Peter also focused on ventilation and comfort. Ventilation and thermal comfort with the required ventilation aspects of tall buildings, especially when exploring the possibility of natural ventilation of spaces such as residential or even offices. The thermal comfort of occupants is also import, not only because of the large number of occupants in these buildings but also for the use of assessing glazing, specific HVAC systems and the use of natural ventilation when assessing occupant comfort.”

Peter stressed the pollution of outdoor air that needs to be taken inside the building. Natural ventilation systems are sound, but sometimes the outdoor air is not as clean; therefore, therefore air filtration with a mechanical system will be necessary based on the location and conditions.

Peter´s recommendations for ventilation are:

  • Provide suitable air and quantity for each room or zone.
  • Continuously monitor and control the outdoor air delivery.
  • Effectively distribute ventilation air to the breathing zone and to multiple spaces.
  • If appropriate, use: dedicated outdoor air systems, demand-controlled ventilation or natural & mix-mode ventilation.

According to Peter, thermal comfort can be thought of as a puzzle consisting of the following pieces: dry bulb temperature, humidity content, air movement, mean radiant temperature (MRT), occupants are seated, and clothing may vary.

Peter is an expert in HVAC systems and he talked about several HVAC systems including traditional systems such as VAV, fan coils, underfloor air distribution and displacement ventilation. And he also mentioned some newer trends such as radiant systems (both ceiling panels and embedded systems), active and passive beams (VRV systems, VAV + variable speed fan coils, etc.).
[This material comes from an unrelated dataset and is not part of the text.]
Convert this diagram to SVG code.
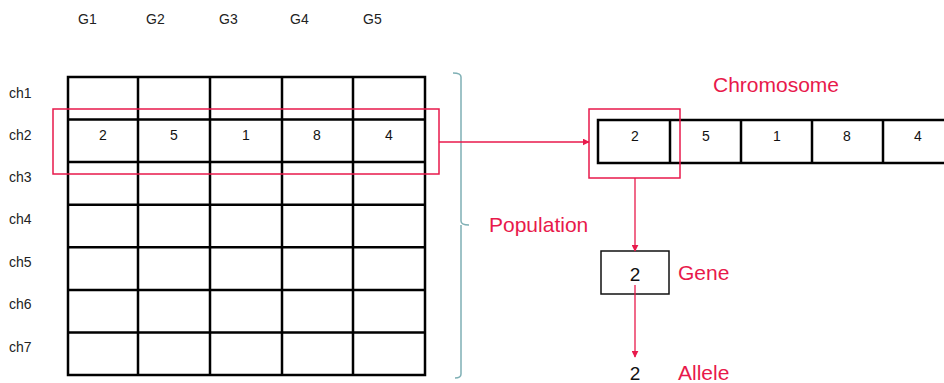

Peter uses spreadsheets for calculations because of the visibility and clarity of the results. Peter said: „Many young people use the software, but they only produce results, but they don’t see behind it.

At the preliminary stage, the load calculations need to be done with airflow rates for conventional building systems (VAV, etc.) and components such as beams, etc. Temperatures in glazed façade determine important conditions for HVAC systems. Spreadsheets with load calculation and solar transmission for façade performance need to be compared with the local building code. Peter uses a typical floor calculation for a building with multiple floors (tall building) and calculates how much energy it needs to maintain the operating of these floors in respect to the HVAC system.

All about Peter Simmonds!

Peter Simmonds holds a bachelor´s degree in mechanical engineering and in research and development from Reading Technical College, a master’s degree from HTS, Den Bosch, the Netherlands and a PhD from T.U. Delft. He has been a member of ASHRAE since 1989. Peter has travelled and worked around the world with many exciting projects in San Francisco, Hong Kong, London, New York, etc.

Peter is a recognized authority in the field of radiant heating and cooling systems, as well as thermal comfort. Peter is one of the co-authors of the ASHRAE/REHVA Passive and Active Beam Design Guide Publications and the author of the new ASHRAE Design Guide for Tall, Mega Tall and Super Tall Building Systems.